If ultimate goal is to help designers to chose safe route for designing amps with great basic specs that are stable and easy for industrial series production then VF amps (with all safety measures like output inductor, Miller cap, etc) are obvious choice. No HiFi press review and lab report will be able to discard it as an incompetent design.
Quite so.

But if you need something that will be great for music listening than CF wins hands down.
I suggest cheap and simple experiment. Build applications note circuit for TDA2003 car radio power IC. This is CF chip. Do not limit bandwidth with Rx and Cx. Use more than 1000uF for output coupling so that LF attenuation does not influence your perception. This chip is internally compensated so you do not get huge slew rate. And yet all the goodies that are present in more complex CF circuits are present in abundance: great soundstage, detail, fast, fluid sound, resolution, emotion, pace, rhythm... Even most excellent VF designs sound stalled in comparison. This probably means that there is something fundamentally wrong with VF circuits concerning how they sound and I admit that I do not know what it is.
I am not sure that a car radio chip would be my first choice in aiming at high quality audio.
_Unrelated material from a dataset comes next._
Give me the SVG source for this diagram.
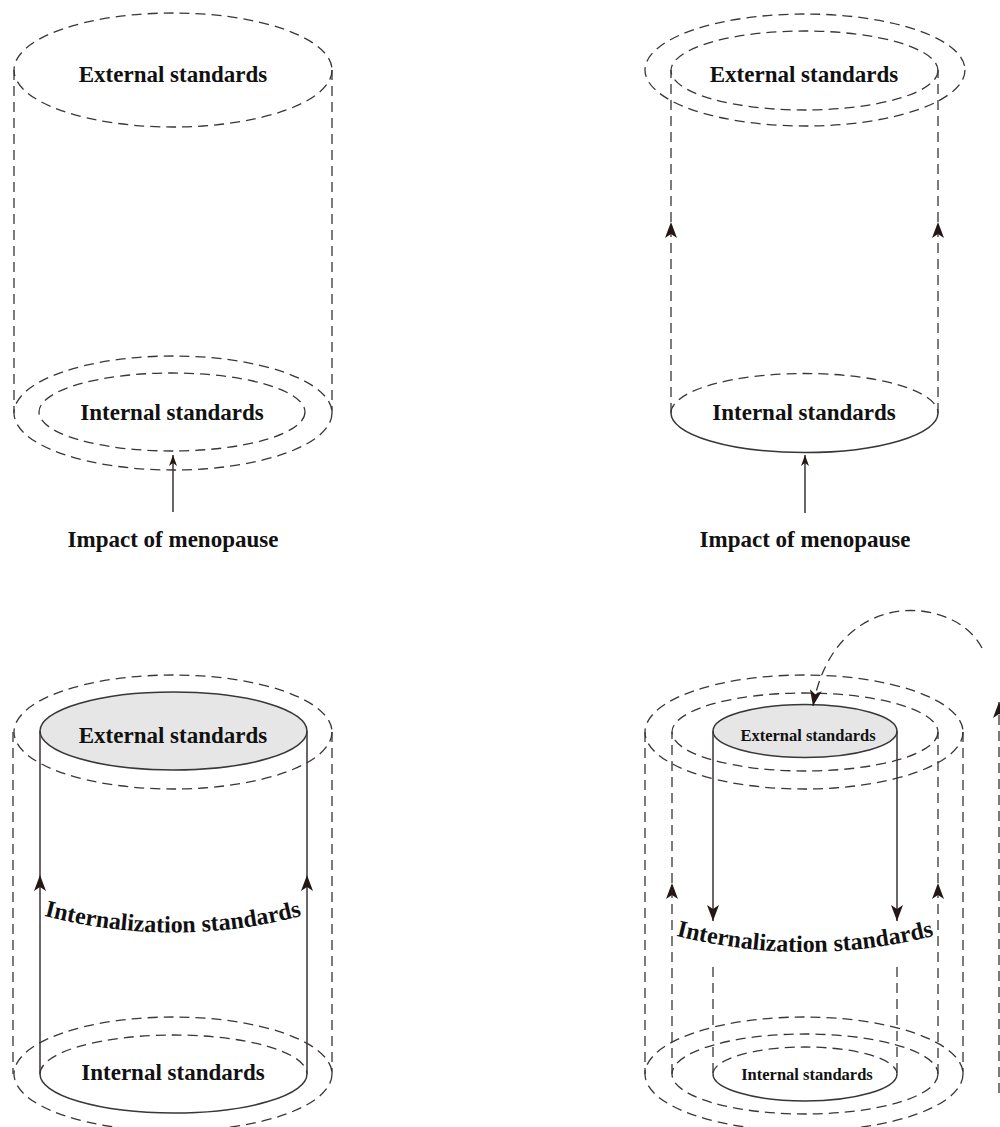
<svg xmlns="http://www.w3.org/2000/svg" width="1000" height="1127" viewBox="0 0 1000 1127">
<style>
.d{fill:none;stroke:#3a3536;stroke-width:1.3;stroke-dasharray:10 6}
.s{fill:none;stroke:#3a3536;stroke-width:1.5}
.g{fill:#e6e6e6;stroke:#3a3536;stroke-width:1.5}
.t{font-family:"Liberation Serif","Times New Roman",serif;font-weight:bold;font-size:23px;fill:#111;text-anchor:middle}
.sm{font-size:16.5px}
.big{font-size:24px}
</style>
<defs>
<marker id="ah" viewBox="0 0 16 12" refX="16" refY="6" markerWidth="16" markerHeight="12" markerUnits="userSpaceOnUse" orient="auto"><path d="M16,6 L0,0 L4,6 L0,12 Z" fill="#231815" stroke="none"/></marker>
<marker id="ahs" viewBox="0 0 11 8" refX="11" refY="4" markerWidth="11" markerHeight="8" markerUnits="userSpaceOnUse" orient="auto"><path d="M11,4 L0,0 L3,4 L0,8 Z" fill="#231815" stroke="none"/></marker>
<path id="arcL" d="M 30 912 Q 173 953 316 912"/>
<path id="arcR" d="M 662 932 Q 805 972 948 932"/>
</defs>

<!-- Panel 1 (top-left) -->
<g id="p1-external">
<ellipse class="d" cx="173" cy="70" rx="159" ry="57"/>
<text class="t" x="173" y="82">External standards</text>
</g>
<g id="p1-cylinder">
<line class="d" x1="14" y1="70" x2="14" y2="413"/>
<line class="d" x1="332" y1="70" x2="332" y2="413"/>
</g>
<g id="p1-internal">
<ellipse class="d" cx="173" cy="413" rx="159" ry="57"/>
<ellipse class="d" cx="172" cy="412" rx="133" ry="39"/>
<text class="t" x="172" y="420">Internal standards</text>
</g>
<g id="p1-impact">
<text class="t" x="173" y="547">Impact of menopause</text>
</g>

<!-- Panel 2 (top-right) -->
<g id="p2-external">
<ellipse class="d" cx="805" cy="70" rx="160" ry="56"/>
<ellipse class="d" cx="804.5" cy="70.5" rx="133.5" ry="39.5"/>
<text class="t" x="804" y="82">External standards</text>
</g>
<g id="p2-internal">
<path class="d" d="M 671 413 A 133.5 39.5 0 0 1 938 413"/>
<path class="s" d="M 671 413 A 133.5 39.5 0 0 0 938 413"/>
<text class="t" x="804" y="420">Internal standards</text>
</g>
<g id="p2-impact">
<text class="t" x="805" y="547">Impact of menopause</text>
</g>

<!-- Panel 3 (bottom-left) -->
<g id="p3-external">
<ellipse class="d" cx="173" cy="732" rx="159" ry="57"/>
<ellipse class="g" cx="173.5" cy="731" rx="133.5" ry="39"/>
<text class="t" x="173" y="743">External standards</text>
</g>
<g id="p3-internal">
<ellipse class="d" cx="173" cy="1074" rx="159" ry="57"/>
<path class="d" d="M 40 1074 A 133.5 39 0 0 1 307 1074"/>
<path class="s" d="M 40 1074 A 133.5 39 0 0 0 307 1074"/>
<text class="t" x="173" y="1080">Internal standards</text>
</g>
<g id="p3-internalization">
<text class="t big"><textPath href="#arcL" startOffset="50%">Internalization standards</textPath></text>
</g>

<!-- Panel 4 (bottom-right) -->
<g id="p4-external">
<ellipse class="d" cx="804" cy="732" rx="159" ry="57"/>
<ellipse class="d" cx="805" cy="732" rx="133" ry="39"/>
<ellipse class="g" cx="805" cy="731" rx="92" ry="26.5"/>
<text class="t sm" x="808" y="741">External standards</text>
</g>
<g id="p4-internal">
<ellipse class="d" cx="804" cy="1074" rx="159" ry="57"/>
<ellipse class="d" cx="805" cy="1074" rx="133" ry="40"/>
<path class="d" d="M 713 1074 A 92 27 0 0 1 897 1074"/>
<path class="s" d="M 713 1074 A 92 27 0 0 0 897 1074"/>
<text class="t sm" x="807" y="1080">Internal standards</text>
</g>
<g id="p4-internalization">
<text class="t big"><textPath href="#arcR" startOffset="50%">Internalization standards</textPath></text>
</g>

<!-- Connectors -->
<g id="connectors">
<!-- panel 1 -->
<line class="s" x1="173" y1="512" x2="173" y2="455" stroke-width="1.3" marker-end="url(#ahs)"/>
<!-- panel 2 -->
<line class="d" x1="671" y1="413" x2="671" y2="222" marker-end="url(#ah)"/>
<line class="d" x1="671" y1="222" x2="671" y2="70"/>
<line class="d" x1="938" y1="413" x2="938" y2="222" marker-end="url(#ah)"/>
<line class="d" x1="938" y1="222" x2="938" y2="70"/>
<line class="s" x1="805" y1="513" x2="805" y2="455" stroke-width="1.3" marker-end="url(#ahs)"/>
<!-- panel 3 -->
<line class="d" x1="13" y1="732" x2="13" y2="1074"/>
<line class="d" x1="332" y1="732" x2="332" y2="1074"/>
<line class="s" x1="40" y1="1074" x2="40" y2="875" marker-end="url(#ah)"/>
<line class="s" x1="40" y1="875" x2="40" y2="731"/>
<line class="s" x1="307" y1="1074" x2="307" y2="875" marker-end="url(#ah)"/>
<line class="s" x1="307" y1="875" x2="307" y2="731"/>
<!-- panel 4 -->
<line class="d" x1="645" y1="732" x2="645" y2="1074"/>
<line class="d" x1="963" y1="732" x2="963" y2="1074"/>
<line class="d" x1="672" y1="1074" x2="672" y2="883" marker-end="url(#ah)"/>
<line class="d" x1="672" y1="883" x2="672" y2="732"/>
<line class="d" x1="938" y1="1074" x2="938" y2="883" marker-end="url(#ah)"/>
<line class="d" x1="938" y1="883" x2="938" y2="732"/>
<line class="s" x1="713" y1="731" x2="713" y2="921" marker-end="url(#ah)"/>
<line class="s" x1="897" y1="731" x2="897" y2="921" marker-end="url(#ah)"/>
<line class="d" x1="713" y1="967" x2="713" y2="1074"/>
<line class="d" x1="897" y1="967" x2="897" y2="1074"/>
<path class="d" d="M 982 648 C 955 595 835 585 813 706" marker-end="url(#ah)"/>
<line class="d" x1="999" y1="1093" x2="999" y2="702" marker-end="url(#ah)"/>
</g>
</svg>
I am however sure, having spent more time than I care to contemplate in double-blind listening tests, that none of these qualities you list have any existence. Think what you are saying: an amplifier can alter the rhythm of music? Bossa nova in, Tango out?
 
Hi Doug,
When you refer to the Blameless and its performance, can you point us to the specific Blameless design you are referring to, as shown in the Fifth Edition of your book, by Figure number?
Cheers, Bob

Hello Bob

Examples are in Fig 6.31, Fig 7.18, and Fig 8.9. (5th edition) These are all pretty much the same, apart from differences in the output stage, and whether or not protection circuitry is shown.

Fig 10.19 is also Blameless, but the circuitry is complicated by the precision Class-A biasing system.
 
My favorite test for audio amps is to play orchestral recording with two instruments playing in unison. For instance, Freddie Hubbard and Dexter Gordon intro theme in Hancock's "Watermelon Man" or two violin intro of 4th Movement of Handel's Concerti Grossi. VF amps never differentiate two instrument colors in proper way, one violin is only vague echo of the other. CF amps shine with such difficult tasks, plus pace is much better. You feel like dancing while listening to music.
 
VF amps never differentiate two instrument colors in proper way, one violin is only vague echo of the other. CF amps shine with such difficult tasks, plus pace is much better.

Rather than clutter up this thread, perhaps you could level match them, record the signals out of the amps, and post the original and Diffmaker files in a new thread?
 
I think that the Mark Alexander CFA qualifies.Obviously the obs. Toshiba IGBT's are not avail, but a thought is to sub the Alfet Lateral MOFETs or use verticals too, as was shown in the old SSM2131 DS.

I agree it gets fairly close to Blameless performance, but it's a good deal more complicated. I think it's an awkward way to make an amplifier, but I certainly do not assert you cannot make a good amplifier that way.

I hope they weren't the sort of IGBT's that used to latch hard on above a certain current. :eek:
 
Not so. There will be in the new book extensive coverage of several kinds of push-pull VAS, double input stages, Borbely-Lender, and so on. Which is best? The answer might surprise you...


You know I don't do proof by assertion.


Right. Let us have a list of every CFA you know of, so we can compare the numbers with how many VFAs exist.

Seems no one has read your 5th edition, from the bottom of page 132 chapter 5 till page 134 a CFB topology is shown although you refer to it as " Series differential input configuration. Some pitfalls are discussed but not linearity.

Just as youve tweaked the old lin topology into the blameless having very low THD performance so this CFB topology can be tweaked to perform equal and in some aspects better than your standard blameless circuit using miller compensation, although use of TMC swings it back in favour of blameless.
Most commercial offerings using CFBs are not aiming at lowest THD so you dont see optimised circuits using the topology. As an example, introducing a beta enhanced vas as used with the circuit shown on page 134 (figure 15.4) markedly improves its performance and at frequencies higher than 5 KHZ no standard blameless can match its linearity. For ultimate low THD I find the Vfb topology best but cfb´s have constant low thd accross all audio frequencies and at higher frequencies will better standard vfb types such as the blameless.
 
I agree it gets fairly close to Blameless performance, but it's a good deal more complicated.
Hi Doug,
Not sure what the complication is that you refer too? At first sight, the MA CFA looks to be a rather strange, unusual arrangement.
1) Comparing PCB area,# of components wise?
MA/CFA implementation has less brd area, than the ckt I see referenced in fig 5.24, p134,ed 3. of APAD Handbook (Load Invariant) and what is posted at Signal Transfer Co., (http://www.signaltransfer.freeuk.com/invarint.htm)comparing a TH part implementation.
2) Circuit complexity? as in pcb nets (not including what is inside the SSM2131) , MA CFA, is also less for a MA/CFA than Blameless/Load Invariant.
3) Complexity in analysis? I agree the MA CFA is more complicated to analyze, since I could not Pspice it and could for the Blameless/LI!! But that is only my limited abilities.